#### Source excerpt
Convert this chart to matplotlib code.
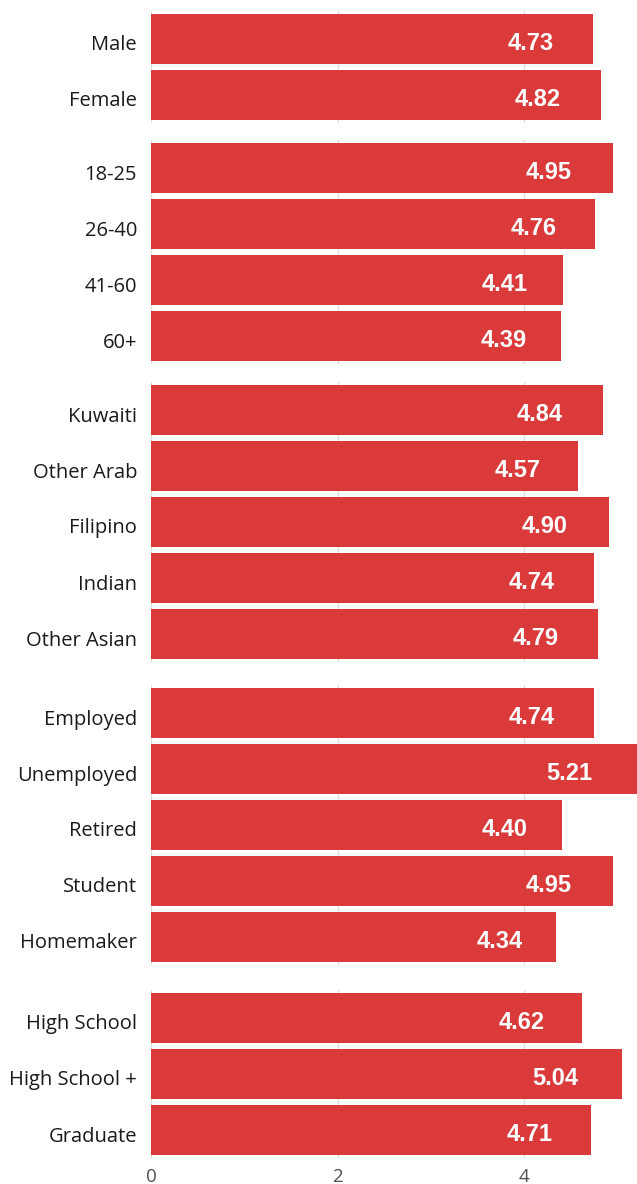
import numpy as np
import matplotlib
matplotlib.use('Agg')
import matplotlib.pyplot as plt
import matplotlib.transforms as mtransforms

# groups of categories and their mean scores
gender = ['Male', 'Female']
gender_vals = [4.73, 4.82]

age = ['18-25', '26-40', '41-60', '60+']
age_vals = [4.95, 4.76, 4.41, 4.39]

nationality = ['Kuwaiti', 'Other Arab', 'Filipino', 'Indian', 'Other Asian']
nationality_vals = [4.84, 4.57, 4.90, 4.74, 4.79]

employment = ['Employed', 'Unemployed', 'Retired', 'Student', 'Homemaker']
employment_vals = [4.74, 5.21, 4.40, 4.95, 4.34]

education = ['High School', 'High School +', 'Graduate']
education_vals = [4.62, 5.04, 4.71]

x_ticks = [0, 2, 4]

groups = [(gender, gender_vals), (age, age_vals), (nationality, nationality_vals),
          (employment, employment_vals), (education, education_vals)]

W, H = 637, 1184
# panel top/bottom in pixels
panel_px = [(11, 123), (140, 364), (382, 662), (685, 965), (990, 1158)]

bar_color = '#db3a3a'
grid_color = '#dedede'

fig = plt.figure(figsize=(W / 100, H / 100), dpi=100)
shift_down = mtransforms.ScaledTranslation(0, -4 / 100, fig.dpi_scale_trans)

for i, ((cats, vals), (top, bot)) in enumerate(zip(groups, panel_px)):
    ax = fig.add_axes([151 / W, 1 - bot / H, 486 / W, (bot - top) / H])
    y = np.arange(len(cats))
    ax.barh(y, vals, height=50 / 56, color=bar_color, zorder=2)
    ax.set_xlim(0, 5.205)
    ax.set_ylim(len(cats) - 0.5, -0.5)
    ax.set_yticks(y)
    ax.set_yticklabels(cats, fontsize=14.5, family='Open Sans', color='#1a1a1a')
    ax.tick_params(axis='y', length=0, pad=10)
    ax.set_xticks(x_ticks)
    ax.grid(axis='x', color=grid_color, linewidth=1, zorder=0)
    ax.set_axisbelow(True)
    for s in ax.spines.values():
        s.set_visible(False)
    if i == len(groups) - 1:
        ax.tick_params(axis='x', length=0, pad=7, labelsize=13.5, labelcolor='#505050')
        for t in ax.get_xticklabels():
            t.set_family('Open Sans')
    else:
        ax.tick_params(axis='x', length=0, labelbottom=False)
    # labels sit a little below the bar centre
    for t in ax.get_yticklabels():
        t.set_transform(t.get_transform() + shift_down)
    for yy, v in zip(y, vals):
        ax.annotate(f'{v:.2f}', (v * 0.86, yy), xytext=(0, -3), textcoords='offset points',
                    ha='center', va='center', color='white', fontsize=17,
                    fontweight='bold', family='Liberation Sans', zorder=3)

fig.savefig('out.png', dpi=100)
########
Required task — Pictures are excluded; extract exactly the lines from the start of the data through the line that holds "nationality_vals = [4.84, 4.57, 4.90, 4.74, 4.79]", both ends included.

Solution to the exercise —
Convert this chart to matplotlib code.
import numpy as np
import matplotlib
matplotlib.use('Agg')
import matplotlib.pyplot as plt
import matplotlib.transforms as mtransforms

# groups of categories and their mean scores
gender = ['Male', 'Female']
gender_vals = [4.73, 4.82]

age = ['18-25', '26-40', '41-60', '60+']
age_vals = [4.95, 4.76, 4.41, 4.39]

nationality = ['Kuwaiti', 'Other Arab', 'Filipino', 'Indian', 'Other Asian']
nationality_vals = [4.84, 4.57, 4.90, 4.74, 4.79]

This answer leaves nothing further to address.